Una de las cualidades que tenemos los seres humanos es que somos seres responsables, lo cual indica que hemos de responder de nuestros actos. La diferencia abismal que hay entre animales y seres humanos radica precisamente en esa cualidad, dado que los primeros no son responsables de sus actos y los segundos sí, al ser criaturas morales, de ahí que cae por su propio peso que ha de haber un momento en el que cada ser humano responda de los mismos, momento que es precisamente el de su comparecencia ante este Tribunal Supremo. Tal vez alguien diga que ese ejercicio de responsabilidad ya lo efectúa el individuo mismo ante su propia conciencia, pero esa clase de ejercicio no puede considerarse válido ante terceros, porque nadie puede ser juez y parte. Por eso es imprescindible que haya un juez objetivo, como es el caso con este juicio final.
La imparcialidad de este alto Tribunal está garantizada, no existiendo la más mínima grieta por la que pueda colarse la arbitrariedad, prejuicio o ilegalidad. No hay tendenciosidad ni acepción de personas. Todo es hecho conforme a la norma de justicia, norma que el mismo trono muestra, por el color blanco que tiene.
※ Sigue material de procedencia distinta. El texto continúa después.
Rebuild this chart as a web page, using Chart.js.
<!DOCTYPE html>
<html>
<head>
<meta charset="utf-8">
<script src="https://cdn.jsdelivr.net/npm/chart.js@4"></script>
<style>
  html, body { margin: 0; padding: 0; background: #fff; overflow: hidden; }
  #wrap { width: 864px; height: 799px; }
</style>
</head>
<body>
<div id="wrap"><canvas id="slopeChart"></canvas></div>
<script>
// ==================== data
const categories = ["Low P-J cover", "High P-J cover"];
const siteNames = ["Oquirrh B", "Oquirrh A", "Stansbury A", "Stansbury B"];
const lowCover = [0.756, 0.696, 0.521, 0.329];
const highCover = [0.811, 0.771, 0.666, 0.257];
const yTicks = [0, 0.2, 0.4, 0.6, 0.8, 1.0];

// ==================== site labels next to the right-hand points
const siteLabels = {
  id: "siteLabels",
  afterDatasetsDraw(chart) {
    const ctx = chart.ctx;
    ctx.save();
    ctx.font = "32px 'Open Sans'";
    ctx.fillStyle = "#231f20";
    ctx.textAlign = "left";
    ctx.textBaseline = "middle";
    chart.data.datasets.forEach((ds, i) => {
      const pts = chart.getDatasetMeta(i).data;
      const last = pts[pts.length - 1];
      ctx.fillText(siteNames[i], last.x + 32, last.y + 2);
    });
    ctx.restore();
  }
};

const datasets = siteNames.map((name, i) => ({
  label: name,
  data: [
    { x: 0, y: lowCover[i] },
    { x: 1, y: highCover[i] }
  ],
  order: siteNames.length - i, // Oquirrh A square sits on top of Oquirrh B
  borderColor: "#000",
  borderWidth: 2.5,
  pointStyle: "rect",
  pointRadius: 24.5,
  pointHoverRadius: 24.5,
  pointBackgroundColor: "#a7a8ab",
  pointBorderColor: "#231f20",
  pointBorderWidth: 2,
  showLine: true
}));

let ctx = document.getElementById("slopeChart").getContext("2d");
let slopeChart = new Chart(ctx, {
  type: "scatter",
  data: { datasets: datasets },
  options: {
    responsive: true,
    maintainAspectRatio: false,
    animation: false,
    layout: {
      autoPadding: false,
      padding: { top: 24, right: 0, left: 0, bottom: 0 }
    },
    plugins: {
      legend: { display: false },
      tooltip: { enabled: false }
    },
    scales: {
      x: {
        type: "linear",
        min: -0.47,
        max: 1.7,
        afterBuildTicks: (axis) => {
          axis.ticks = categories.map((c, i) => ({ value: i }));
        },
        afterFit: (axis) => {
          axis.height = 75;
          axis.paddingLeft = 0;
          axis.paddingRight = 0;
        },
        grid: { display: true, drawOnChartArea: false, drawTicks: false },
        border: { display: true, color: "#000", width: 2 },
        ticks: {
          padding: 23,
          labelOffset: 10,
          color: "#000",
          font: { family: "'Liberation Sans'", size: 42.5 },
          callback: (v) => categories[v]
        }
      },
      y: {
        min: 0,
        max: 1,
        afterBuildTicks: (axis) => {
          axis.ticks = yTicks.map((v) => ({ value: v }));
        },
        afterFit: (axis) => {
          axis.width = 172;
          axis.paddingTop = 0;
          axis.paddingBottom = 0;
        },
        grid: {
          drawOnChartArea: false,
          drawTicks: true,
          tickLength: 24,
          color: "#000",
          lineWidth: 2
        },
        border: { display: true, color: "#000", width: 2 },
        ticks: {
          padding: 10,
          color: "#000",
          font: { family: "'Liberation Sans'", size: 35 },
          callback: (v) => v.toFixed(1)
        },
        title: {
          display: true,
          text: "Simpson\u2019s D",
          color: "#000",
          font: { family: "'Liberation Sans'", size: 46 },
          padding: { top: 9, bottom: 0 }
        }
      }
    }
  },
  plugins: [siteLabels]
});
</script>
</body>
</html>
Que esta comparecencia es inescapable se subraya al afirmar que todos los muertos, grandes y pequeños, se presentan, siendo entregados por quienes los retenían, ya sean la muerte, el Hades o el mar. Nada ni nadie podrá impedirla, ni siquiera esas poderosas fuerzas mencionadas, que parecen ser dueñas de los muertos. En realidad no son dueñas sino guardianes temporales, de ahí la inutilidad de pensar que puede haber escapatoria de esta comparecencia.
Una comparecencia que es necesaria, al ser la manera en que la justicia prevalecerá de forma definitiva frente a lo malo, que recibe justa retribución. La experiencia en esta vida es la que describe Eclesiastés 3:16, con su crudo realismo: ‘Vi más debajo del sol: En lugar del juicio, allí impiedad; y en lugar de la justicia, allí iniquidad.’ Pero ante este gran trono blanco no hay lugar para tal alteración, al ser definitivamente la justicia puesta en su sitio.
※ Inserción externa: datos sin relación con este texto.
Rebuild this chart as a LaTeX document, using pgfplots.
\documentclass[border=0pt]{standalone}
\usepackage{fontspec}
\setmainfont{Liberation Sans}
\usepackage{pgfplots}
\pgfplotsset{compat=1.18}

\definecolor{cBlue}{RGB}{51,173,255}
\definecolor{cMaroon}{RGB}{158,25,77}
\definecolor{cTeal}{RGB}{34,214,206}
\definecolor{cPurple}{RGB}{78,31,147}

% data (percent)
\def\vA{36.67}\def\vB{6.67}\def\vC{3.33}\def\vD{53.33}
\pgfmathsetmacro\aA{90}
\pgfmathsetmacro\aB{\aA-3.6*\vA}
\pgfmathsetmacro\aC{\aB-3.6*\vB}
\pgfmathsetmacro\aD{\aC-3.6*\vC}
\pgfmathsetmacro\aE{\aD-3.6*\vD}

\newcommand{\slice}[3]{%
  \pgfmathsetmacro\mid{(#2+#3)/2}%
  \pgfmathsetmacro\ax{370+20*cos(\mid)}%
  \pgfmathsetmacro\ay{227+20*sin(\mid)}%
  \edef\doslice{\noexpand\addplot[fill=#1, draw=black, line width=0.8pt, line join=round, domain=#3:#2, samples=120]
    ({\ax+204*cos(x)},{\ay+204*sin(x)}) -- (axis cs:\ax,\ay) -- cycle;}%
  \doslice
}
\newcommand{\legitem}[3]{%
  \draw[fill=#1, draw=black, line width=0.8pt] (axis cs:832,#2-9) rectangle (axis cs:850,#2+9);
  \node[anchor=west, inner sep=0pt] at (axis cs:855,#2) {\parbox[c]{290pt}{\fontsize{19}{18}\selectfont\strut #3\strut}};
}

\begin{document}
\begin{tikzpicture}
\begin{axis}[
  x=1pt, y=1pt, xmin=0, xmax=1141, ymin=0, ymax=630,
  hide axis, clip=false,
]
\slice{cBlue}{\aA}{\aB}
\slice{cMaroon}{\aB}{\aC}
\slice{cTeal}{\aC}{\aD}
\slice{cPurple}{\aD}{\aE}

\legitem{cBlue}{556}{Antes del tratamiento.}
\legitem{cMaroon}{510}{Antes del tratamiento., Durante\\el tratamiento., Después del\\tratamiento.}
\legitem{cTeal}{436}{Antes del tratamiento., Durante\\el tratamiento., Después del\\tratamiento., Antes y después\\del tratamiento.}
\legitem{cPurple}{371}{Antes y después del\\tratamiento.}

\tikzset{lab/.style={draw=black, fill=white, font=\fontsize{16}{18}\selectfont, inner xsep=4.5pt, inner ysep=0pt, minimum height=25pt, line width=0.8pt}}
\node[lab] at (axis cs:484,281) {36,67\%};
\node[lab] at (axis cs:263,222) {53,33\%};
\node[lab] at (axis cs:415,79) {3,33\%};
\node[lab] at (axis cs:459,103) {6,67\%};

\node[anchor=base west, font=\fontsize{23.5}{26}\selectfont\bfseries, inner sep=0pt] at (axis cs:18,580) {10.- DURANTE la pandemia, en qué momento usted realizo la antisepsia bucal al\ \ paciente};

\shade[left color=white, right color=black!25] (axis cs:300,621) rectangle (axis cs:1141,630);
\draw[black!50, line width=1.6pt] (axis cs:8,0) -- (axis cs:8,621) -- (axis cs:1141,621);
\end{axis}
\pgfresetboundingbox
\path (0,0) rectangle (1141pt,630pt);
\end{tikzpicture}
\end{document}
Que los libros sean abiertos en este juicio significa que todo lo reservado, privado y secreto, juntamente con lo público y notorio, será expuesto a la luz. Nada quedará sin ser conocido. Si ahora que vivimos en la era digital no es difícil para la tecnología mantener un registro de la huella que dejamos, ¿cómo no va a poder hacerlo el Creador del universo, en una manera exhaustiva y profunda?
El procedimiento del juicio se lleva a cabo con todas las garantías, porque la sentencia será según hayan sido las obras. Son esas obras las pruebas concluyentes e irrefutables por las que cada uno es juzgado, de manera que son ellas en última instancia el factor determinante. La sentencia del Juez se basa en esas obras.
¿Quién podrá pasar indemne este juicio? ¿Quién reunirá los requisitos morales suficientes para ser declarado justo?
Pero en el procedimiento de este Tribunal hay un registro insólito, otro libro, que es el libro de la vida. El libro de las obras es obra nuestra, pero el libro de la vida tiene otro autor. Y a ese autor se le menciona en Apocalipsis 22:17: ‘…los que están inscritos en el libro de la vida del Cordero.’ El libro de la vida es un libro de salvación, salvación hecha posible por el Cordero. ¿Quiénes son los que están inscritos en tal libro? Los que se han acogido a la sangre redentora derramada por ese Cordero, que es Jesucristo. La sangre del cordero que protegió a los israelitas de la sentencia de muerte en Egipto, fue una figura de la sangre que libra de la sentencia de condenación. Una condenación que consiste en una cadena perpetua irrevocable, en las peores condiciones y con la peor compañía. Pero la salvación fraguada por el Cordero es una salvación para vida, en las condiciones más gloriosas y con la compañía más maravillosa.
Por todo ello es preciso reflexionar y tomar medidas urgentes y profundas, en vista de esta comparecencia, porque no habrá después una segunda oportunidad. La oportunidad es ahora.